In 1962 BMW released the BMW 1500. The popular four-door compact's success exhausted the production capacity of the Munich plant. In 1966 the management decided to buy Glas and absorb the Glas model line. Most of Glas' existing lineup was retired, while some models ended up being badged as BMWs until the company was fully absorbed. It was reputed that the acquisition was mainly to gain access to Glas' development of the timing belt with an overhead camshaft in automotive applications, although some saw Glas' Dingolfing plant as another incentive. However, this factory was outmoded and BMW's biggest immediate gain was, according to themselves, a stock of highly qualified engineers and other personnel. The Glas factory began the manufacture of BMW front and rear axles until they could be modernized and fully incorporated into BMW.

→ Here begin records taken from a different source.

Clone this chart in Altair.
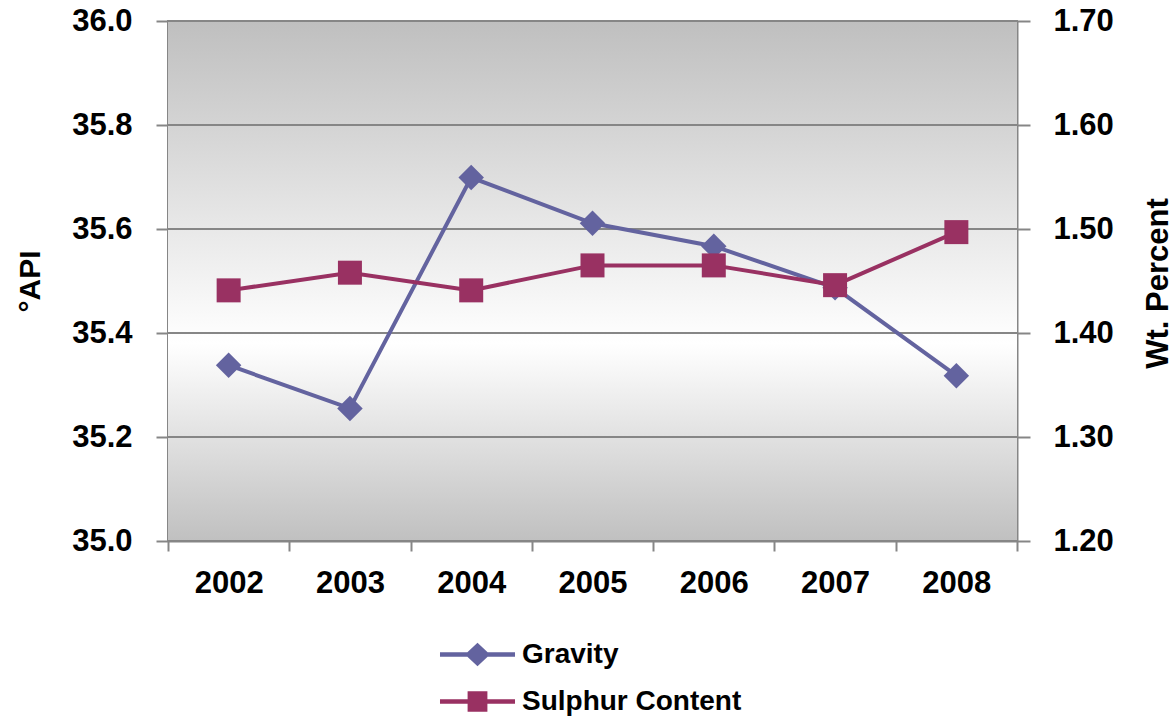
import altair as alt
import pandas as pd

# Annual averages: API gravity (left axis) and sulphur content (right axis)
years = ["2002", "2003", "2004", "2005", "2006", "2007", "2008"]
gravity = [35.338, 35.255, 35.699, 35.611, 35.567, 35.487, 35.318]
sulphur = [1.441, 1.458, 1.441, 1.465, 1.465, 1.446, 1.497]

series_names = ["Gravity", "Sulphur Content"]
series_colors = ["#63639f", "#993162"]

api_ticks = [35.0, 35.2, 35.4, 35.6, 35.8, 36.0]
wt_ticks = [1.20, 1.30, 1.40, 1.50, 1.60, 1.70]

# Legend glyphs: a line segment with the series marker in the middle.
# The segment runs past the unit box so the rows stay compact.
gravity_glyph = ("M-1.667,-0.1L-0.45,-0.1L0,-0.52L0.45,-0.1L1.667,-0.1L1.667,0.1"
                 "L0.45,0.1L0,0.52L-0.45,0.1L-1.667,0.1Z")
sulphur_glyph = ("M-1.667,-0.1L-0.44,-0.1L-0.44,-0.46L0.44,-0.46L0.44,-0.1L1.667,-0.1"
                 "L1.667,0.1L0.44,0.1L0.44,0.46L-0.44,0.46L-0.44,0.1L-1.667,0.1Z")

FONT = "Liberation Sans"
GRID = "#868686"
W, H = 849, 520

grav_df = pd.DataFrame({"year": years, "value": gravity})
sul_df = pd.DataFrame({"year": years, "value": sulphur})
tick_df = pd.DataFrame({"value": api_ticks})
leg_df = pd.DataFrame({"series": series_names})

x_enc = alt.X(
    "year:N",
    title=None,
    scale=alt.Scale(type="band", paddingInner=0, paddingOuter=0),
    axis=alt.Axis(
        tickBand="extent", labelAngle=0, grid=False,
        domainColor=GRID, domainWidth=2, tickColor=GRID, tickWidth=2, tickSize=10,
        labelFont=FONT, labelFontSize=31, labelFontWeight="bold", labelColor="black",
        labelPadding=17,
    ),
)

grav_y = alt.Y(
    "value:Q",
    scale=alt.Scale(domain=[35.0, 36.0], nice=False, zero=False),
    axis=alt.Axis(
        orient="left", values=api_ticks, format=".1f", grid=False,
        domainColor=GRID, domainWidth=2,
        tickColor=GRID, tickWidth=2, tickSize=12,
        labelFont=FONT, labelFontSize=31, labelFontWeight="bold", labelColor="black",
        labelPadding=24,
        title="°API", titleFont=FONT, titleFontSize=30, titleFontWeight="bold",
        titleColor="black", titleAngle=270, titleX=-138, titleY=260,
        titleAlign="center", titleBaseline="middle",
    ),
)

sul_y = alt.Y(
    "value:Q",
    scale=alt.Scale(domain=[1.2, 1.7], nice=False, zero=False),
    axis=alt.Axis(
        orient="right", values=wt_ticks, format=".2f", grid=False,
        domainColor=GRID, domainWidth=2, tickColor=GRID, tickWidth=2, tickSize=13,
        labelFont=FONT, labelFontSize=31, labelFontWeight="bold", labelColor="black",
        labelPadding=23,
        title="Wt. Percent", titleFont=FONT, titleFontSize=31, titleFontWeight="bold",
        titleColor="black", titleAngle=270, titleX=141, titleY=262,
        titleAlign="center", titleBaseline="middle",
    ),
)

# Plot-area fill: grey at the edges, brightening to white below the middle
background_fill = alt.LinearGradient(
    gradient="linear", x1=0, x2=0, y1=0, y2=1,
    stops=[
        alt.GradientStop(offset=0, color="#bfbfbf"),
        alt.GradientStop(offset=0.62, color="#ffffff"),
        alt.GradientStop(offset=1, color="#c0c0c0"),
    ],
)
background = alt.Chart(pd.DataFrame({"panel": [0]})).mark_rect(
    color=background_fill
).encode(x=alt.value(0), x2=alt.value(W), y=alt.value(0), y2=alt.value(H))

# Horizontal gridlines at the °API tick values
grid = alt.Chart(tick_df).mark_rule(color=GRID, strokeWidth=2).encode(y=grav_y)

grav_base = alt.Chart(grav_df).encode(x=x_enc, y=grav_y)
grav_layer = alt.layer(
    grid,
    grav_base.mark_line(color=series_colors[0], strokeWidth=4),
    grav_base.mark_point(shape="diamond", filled=True, size=650,
                         color=series_colors[0], opacity=1),
)

sul_base = alt.Chart(sul_df).encode(x=x_enc, y=sul_y)
sul_layer = alt.layer(
    sul_base.mark_line(color=series_colors[1], strokeWidth=4),
    sul_base.mark_point(shape="square", filled=True, size=576,
                        color=series_colors[1], opacity=1),
)

legend_cfg = alt.Legend(
    orient="none", legendX=287, legendY=611, title=None, direction="vertical",
    padding=0, symbolOffset=0, symbolSize=2025, symbolOpacity=1,
    symbolStrokeWidth=0, labelOffset=22, rowPadding=10, labelLimit=400,
    labelFont=FONT, labelFontSize=28, labelFontWeight="bold", labelColor="black",
)

legend_layer = alt.Chart(leg_df).mark_point(filled=True, opacity=0, size=2025).encode(
    color=alt.Color("series:N",
                    scale=alt.Scale(domain=series_names, range=series_colors),
                    legend=legend_cfg),
    shape=alt.Shape("series:N",
                    scale=alt.Scale(domain=series_names,
                                    range=[gravity_glyph, sulphur_glyph]),
                    legend=legend_cfg),
)

chart = (
    alt.layer(background, grav_layer, sul_layer, legend_layer)
    .resolve_scale(y="independent")
    .properties(
        width=W, height=H,
        autosize=alt.AutoSizeParams(type="none"),
        padding={"left": 168, "top": 21, "right": 158, "bottom": 176},
        background="white",
    )
    .configure_view(stroke=GRID, strokeWidth=2)
)

chart.save("out.html", embed_options={"renderer": "svg", "actions": False})
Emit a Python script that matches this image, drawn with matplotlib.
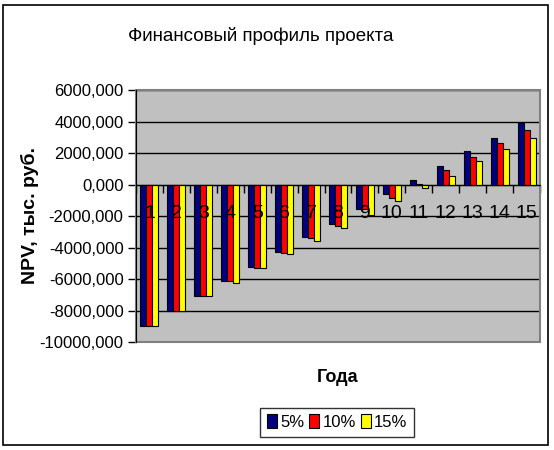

BMW immediately retired most of the Glas range, including all of the outdated microcars.

Changes under BMW

In the late 1960s BMW shut down Glas and built entirely new production facilities, which would eventually become an important production site., BMW's Dingolfing branch is BMW's largest factory, with 22,000 workers producing 5, 6 and 7 Series cars and as well as bodies for Rolls-Royce.